Lome And The Two-Way Approach To African Unity

By Sidy Gaye, PANA, 19 July 2000

LOME, Togo (PANA)—Today there is less militant and popular fervour, a more subdued echo and much less idealism than on 25 May 1963, Emile Derlin Zinsou, former President of Dahomey (now Benin) told PANA after the signing of the treaty establishing the African Union on 12 July 2000, at the Lome Congress centre in Togo.

Zinsou, who was his country's foreign affairs minister at the time, was a witness of the birth of the Organisation of African Unity (OAU) in Addis Ababa, Ethiopia.

Thirty-seven years ago, when we left Addis Ababa, we felt we had removed one of the last obstacles in the way of the unification of the continent.

We were all both emotional and hopeful and many people thought that despite the divergent approaches which prevailed until then, unity was eventually within reach, he recalled.

You know how it all ended. This is to say that even today, it is the easiest part of the job that has just been done. But, the advantage this generation has over previous ones is that it has at least benefited from the experience gained over the past few years, he went on.

In fact, this experience has had a strong influence on the decisions of the 36th OAU Lome summit.

Its divergent perception and interpretation have, among others, divided the 47 delegations present in Togo into ‘sprint’ and ‘marathon’ runners.

Between those who wanted an African union right away, and those who wanted to gradually build it up over time, the 36th summit did not really favour one camp over the other.

As indeed 37 years ago, when it was torn apart from Monrovia (Liberia) to Casablanca (Morocco) by 31 states divided into maximalist progressives and pragmatic moderates, the African destiny has chosen, here again in Lome, to meet halfway.

For those who are more in a hurry, who have been able to share Col. Moammar Kadhafi's enthusiasm, the Lome summit offered a treaty, which 27 heads of delegation have been able to sign with legitimate pride which only needs to be ratified, at home first, and by at least the two thirds of potential members afterwards.

To the marathon runners, who formally adopted the treaty without accepting to sign it, there and then, Lome also provides them the time they needed for reflection. This will last as long as the opposition minority of 18 out of the 54 member states of the continent does not mellow down.

The possibility for change in spite of the hot verbal outpourings, derives from the fact that the African union has real space for convergence between the two camps.

From the conference of heads of state in Algiers (8July 1999), where the idea was mooted for the first time by Kadhafi, to the Lome meeting (from 4 to 12 July), through the Fourth Sirte extraordinary summit (9 September 1999) and he extraordinary meeting of the Council of ministers in Tripoli (Libya, 5 June 2000), its principle has in no way been in dispute.

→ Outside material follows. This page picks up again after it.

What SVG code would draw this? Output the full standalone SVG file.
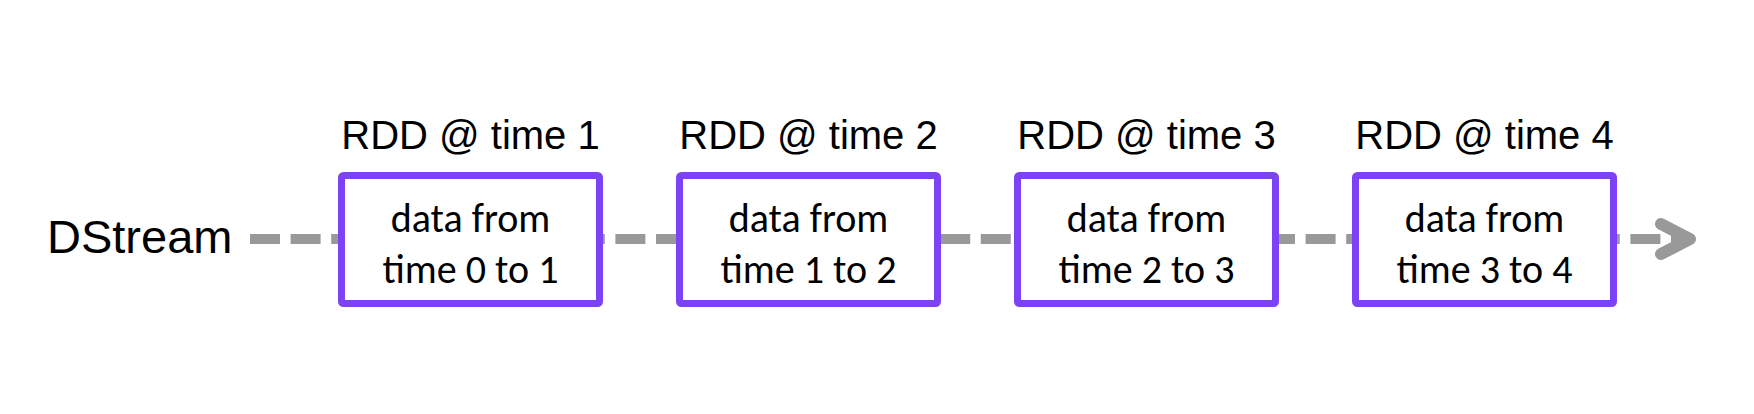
<svg xmlns="http://www.w3.org/2000/svg" width="1754" height="414" viewBox="0 0 1754 414">
  <style>
    .box { fill: #ffffff; stroke: #7B42F6; stroke-width: 7; }
    .title { font-family: "Liberation Sans", Arial, sans-serif; font-size: 40px; fill: #000; text-anchor: middle; }
    .body { font-family: Carlito, Lato, "Open Sans", sans-serif; font-size: 40px; fill: #000; text-anchor: middle; }
    .label { font-family: "Liberation Sans", Arial, sans-serif; font-size: 47px; fill: #000; }
    .stream { stroke: #999999; stroke-width: 10; fill: none; stroke-dasharray: 30 10.6; }
    .head { stroke: #999999; stroke-width: 12; fill: none; stroke-linecap: round; stroke-linejoin: round; }
  </style>
  <rect width="1754" height="414" fill="#ffffff"/>
  <g id="dstream-label">
    <text class="label" x="47" y="253">DStream</text>
  </g>
  <g id="connectors">
    <line class="stream" x1="250" y1="239" x2="1688" y2="239"/>
    <path class="head" d="M1661,224 L1690,239 L1661,254"/>
  </g>
  <g id="rdd1">
    <text class="title" x="470.5" y="149">RDD @ time 1</text>
    <rect class="box" x="341.5" y="175.5" width="258" height="128" rx="2"/>
    <text class="body" x="470.5" y="232">data from</text>
    <text class="body" x="470.5" y="283">time 0 to 1</text>
  </g>
  <g id="rdd2">
    <text class="title" x="808.5" y="149">RDD @ time 2</text>
    <rect class="box" x="679.5" y="175.5" width="258" height="128" rx="2"/>
    <text class="body" x="808.5" y="232">data from</text>
    <text class="body" x="808.5" y="283">time 1 to 2</text>
  </g>
  <g id="rdd3">
    <text class="title" x="1146.5" y="149">RDD @ time 3</text>
    <rect class="box" x="1017.5" y="175.5" width="258" height="128" rx="2"/>
    <text class="body" x="1146.5" y="232">data from</text>
    <text class="body" x="1146.5" y="283">time 2 to 3</text>
  </g>
  <g id="rdd4">
    <text class="title" x="1484.5" y="149">RDD @ time 4</text>
    <rect class="box" x="1355.5" y="175.5" width="258" height="128" rx="2"/>
    <text class="body" x="1484.5" y="232">data from</text>
    <text class="body" x="1484.5" y="283">time 3 to 4</text>
  </g>
</svg>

While Kadhafi thus appears to have most intensely looked forward to its fulfilment and has devoted more energy and resources to it, no African State either doubts that the OAU, as it has existed for 37 years, was a spent force.

From the debate over the necessary amendment of its charter by a small committee, ongoing for more than ten years now, to the restructuring of its secretariat under completion, there have been various initiatives aimed at harmonising the continental body's institutional set-up with its new responsibilities.

The adoption in 1991 of the Abuja treaty establishing the African Economic Community (AEC) and its institutions, the putting in place, at the Cairo summit (Egypt 1993), of a mechanism for Conflict Prevention, Management and Resolution, the re-activation, in the face of new needs and emergencies, of the quasi totality of its specialised agencies and commissions, have all been perceived as so many pressing calls, towards a more sophisticated form of organisation.

To these should be added the intensification of transcontinental relations, both with North America, Japan and China as well as with traditional European partners or some institutions of the United Nations system, underscore the need for real political leadership on the continent, at each of their decisive stages.

It is this need which combined with the irrepressible thirst for unity of the Libyan revolutionary leader.

Because it primarily gives priority to mutual consent, and because of that, in both camps, it is the outcome of a long process of political maturation, the new approach to unity basically differs from the experiments of instrumental mergers.

The latter had too often been trampled, from Machrek to the Maghreb. The determination of the young officers who deposed King Idriss Sanoussi on 1 September 1969, had nothing but the ideals of unity as their agenda.

Since then, Egypt, Sudan and, Syria of Presidents Gamal Abdel Nasser and then Anouar El Sadate, Gaafar El Nimeiri and Hafez El Hassad (Union of Arab Republics 1970- 1972) up to King Hassan II's Morocco (Oujda accord of August 1984) through Tunisia of Habib Bourguiba (Djerba treaty of January 1974), none of the previous Libyan attempts had so many assets as his ongoing Pan-African crusade.

Future generations would therefore be less surprised if tomorrow, in the manner of elder statesman Zinsou, history books testify to this last attempt at unity as having been the most ambitious and most trying one. But the most fruitful one too.